The hybrid approach actually works, though. Take online classes for vocabulary and choreography exposure, then book monthly private lessons with a teacher in Salisbury who can physically adjust your alignment. One hour of hands-on correction erases three weeks of digital bad habits. Salisbury University's non-credit "Dance for Adults" courses provide another bridge—structured in-person time without the youth studio intensity.

Red Flags and Green Lights

Rural parents often feel desperate enough to overlook warning signs. Don't.

When you visit a prospective studio, watch the intermediate-level class, not the adorable baby ballet. Are the feet turned out from the hip, or just the ankle? Does the teacher use imagery and anatomy, or only vague commands to "point your toes"? Credentials matter less than results, but credentials help: RAD certification, Cecchetti training, or ABT National Training Curriculum indicate someone invested in pedagogy beyond personal dance history.

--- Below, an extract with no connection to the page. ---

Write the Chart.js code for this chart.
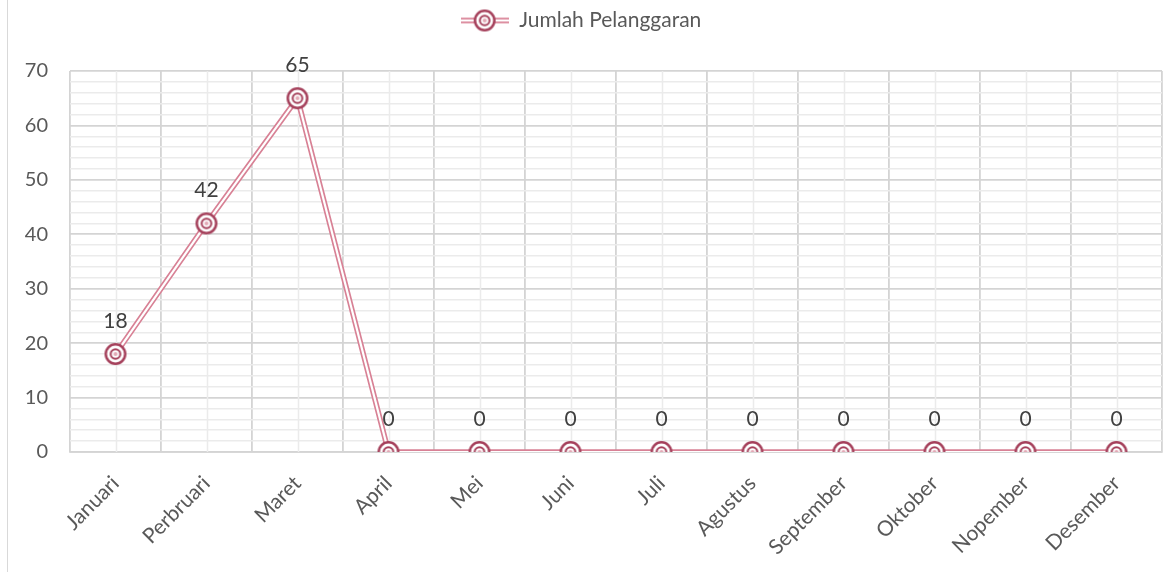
<!DOCTYPE html>
<html>
<head>
<meta charset="utf-8">
<script src="https://cdn.jsdelivr.net/npm/chart.js@4.4.0/dist/chart.umd.min.js"></script>
<style>
  html, body { margin: 0; padding: 0; background: #fff; }
  #wrap { position: relative; width: 1164px; height: 572px; }
  #edge { position: absolute; left: 7px; top: 0; width: 1px; height: 572px; background: #d9d9d9; }
  canvas { position: absolute; left: 0; top: 0; }
</style>
</head>
<body>
<div id="wrap">
  <div id="edge"></div>
  <canvas id="chart" width="1164" height="572"></canvas>
</div>
<script>
// data
const bulan = ['Januari', 'Perbruari', 'Maret', 'April', 'Mei', 'Juni', 'Juli', 'Agustus', 'September', 'Oktober', 'Nopember', 'Desember'];
const pelanggaran = [18, 42, 65, 0, 0, 0, 0, 0, 0, 0, 0, 0];
const seriesName = 'Jumlah Pelanggaran';

const lineColor = '#d88195';
const markColor = '#a5405b';
const fontName = 'Lato, "Open Sans", sans-serif';

// marker: double ring (bullseye)
function makeMarker() {
    const c = document.createElement('canvas');
    c.width = 26; c.height = 26;
    const g = c.getContext('2d');
    g.fillStyle = '#fff';
    g.beginPath(); g.arc(13, 13, 9.7, 0, Math.PI * 2); g.fill();
    g.strokeStyle = markColor;
    g.lineWidth = 2.5;
    g.beginPath(); g.arc(13, 13, 9.7, 0, Math.PI * 2); g.stroke();
    g.lineWidth = 2;
    g.beginPath(); g.arc(13, 13, 4.8, 0, Math.PI * 2); g.stroke();
    g.fillStyle = '#e3a9b6';
    g.beginPath(); g.arc(13, 13, 2, 0, Math.PI * 2); g.fill();
    return c;
}

// legend glyph: double line + marker
function makeLegendGlyph() {
    const c = document.createElement('canvas');
    c.width = 48; c.height = 26;
    const g = c.getContext('2d');
    g.strokeStyle = lineColor; g.lineWidth = 5.5;
    g.beginPath(); g.moveTo(0, 13); g.lineTo(48, 13); g.stroke();
    g.strokeStyle = '#fff'; g.lineWidth = 2.2;
    g.beginPath(); g.moveTo(0, 13); g.lineTo(48, 13); g.stroke();
    g.drawImage(makeMarker(), 11, 0);
    return c;
}

const marker = makeMarker();
const legendGlyph = makeLegendGlyph();

// extra room under the legend
const legendGap = {
    id: 'legendGap',
    beforeInit(chart) {
        const fit = chart.legend.fit;
        chart.legend.fit = function () {
            fit.bind(chart.legend)();
            this.height += 30;
        };
    }
};

// minor vertical lines at category centres
const minorGrid = {
    id: 'minorGrid',
    beforeDatasetsDraw(chart) {
        const ctx = chart.ctx, x = chart.scales.x, a = chart.chartArea;
        ctx.save();
        ctx.strokeStyle = '#ebebeb';
        ctx.lineWidth = 1.5;
        bulan.forEach((b, i) => {
            const px = Math.round(x.getPixelForValue(i)) + 0.5;
            ctx.beginPath(); ctx.moveTo(px, a.top); ctx.lineTo(px, a.bottom); ctx.stroke();
        });
        ctx.restore();
    }
};

// value labels above markers
const valueLabels = {
    id: 'valueLabels',
    afterDatasetsDraw(chart) {
        const ctx = chart.ctx;
        const meta = chart.getDatasetMeta(2);
        ctx.save();
        ctx.fillStyle = '#404040';
        ctx.font = '21px ' + fontName;
        ctx.textAlign = 'center';
        ctx.textBaseline = 'middle';
        meta.data.forEach((p, i) => {
            ctx.fillText(String(pelanggaran[i]), p.x, p.y - 33);
        });
        ctx.restore();
    }
};

new Chart(document.getElementById('chart'), {
    type: 'line',
    data: {
        labels: bulan,
        datasets: [
            { label: seriesName, data: pelanggaran, borderColor: lineColor, borderWidth: 5.5,
              pointRadius: 0, tension: 0, order: 3 },
            { label: 'inner', data: pelanggaran, borderColor: '#fff', borderWidth: 2.2,
              pointRadius: 0, tension: 0, order: 2 },
            { label: 'marks', data: pelanggaran, showLine: false, pointStyle: marker,
              pointRadius: 10, order: 1 }
        ]
    },
    plugins: [legendGap, minorGrid, valueLabels],
    options: {
        responsive: false,
        animation: false,
        layout: { autoPadding: false, padding: { top: 0, right: 2, left: 0, bottom: 0 } },
        plugins: {
            tooltip: { enabled: false },
            legend: {
                position: 'top',
                onClick: null,
                labels: {
                    usePointStyle: true,
                    pointStyleWidth: 48,
                    padding: 10,
                    color: '#595959',
                    font: { family: fontName, size: 21 },
                    generateLabels: () => [{
                        text: seriesName, pointStyle: legendGlyph, fontColor: '#595959',
                        datasetIndex: 0, hidden: false, lineWidth: 0
                    }]
                }
            }
        },
        scales: {
            x: {
                offset: true,
                grid: { offset: true, color: '#d4d4d4', lineWidth: 1.8, drawTicks: false },
                border: { color: '#d4d4d4', width: 1.8 },
                ticks: {
                    color: '#595959', font: { family: fontName, size: 21 },
                    minRotation: 45, maxRotation: 45, padding: 19, autoSkip: false
                },
                afterFit(s) { s.height = 120; s.paddingLeft = 0; s.paddingRight = 0; }
            },
            y: {
                min: 0, max: 70,
                grid: {
                    drawTicks: false,
                    lineWidth: c => (c.tick && c.tick.value % 10 === 0) ? 1.8 : 1.5,
                    color: c => (c.tick && c.tick.value % 10 === 0) ? '#d4d4d4' : '#ebebeb'
                },
                border: { display: false },
                ticks: {
                    stepSize: 2, autoSkip: false, padding: 22,
                    color: '#595959', font: { family: fontName, size: 20 },
                    callback: v => (v % 10 === 0 ? v : '')
                },
                afterFit(s) { s.width = 70; }
            }
        }
    }
});
</script>
</body>
</html>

Ask for the full financial picture upfront. Costume fees, examination fees, summer requirements, costume deposits—some studios treat these like surprises. They shouldn't be. Also ask about work-study or sibling discounts before you assume they're unavailable.

Trust your kid's body. If they consistently come home with pain beyond normal muscle fatigue, something's wrong with the training, the floors, or both. Somerset County kids don't need to get injured pursuing hobbyist dance.

Building What Isn't There

The most heartbreaking part of rural dance isn't the distance. It's the isolation. Your child never casually talks about pirouettes at the lunch table because nobody else in their school takes ballet. They don't have the easy community that suburban studio kids develop automatically.

Create it deliberately.

Somerset County Facebook groups can connect you with families from Princess Anne and Pocomoke City for carpooling splits. Go see Chesapeake Ballet's productions in Easton or Ballet Theatre of Maryland's season in Annapolis. Not just for inspiration—for proof that other people care about this strange, beautiful discipline too.

The Maryland State Arts Council funds rural arts access grants. Community petitioning for visiting masterclasses sounds bureaucratic, but it works. One well-timed weekend workshop with a working professional can sustain a motivated student for months.

The Rubber Boots Are Fine

Sarah's daughter still practices on that dock some mornings. The boots got replaced with proper ballet slippers eventually, but the point remains: ballet doesn't require a perfect environment. It requires a body, a floor of any kind, and enough stubbornness to keep going when geography says you shouldn't.

Somerset County will probably never have a dance district. The Eastern Shore will always require more effort than Fairfax County or Montgomery County. But the training exists, the teachers care, and the drive—while long—leads somewhere real.

Your kid won't remember the car rides. They'll remember the stage lights.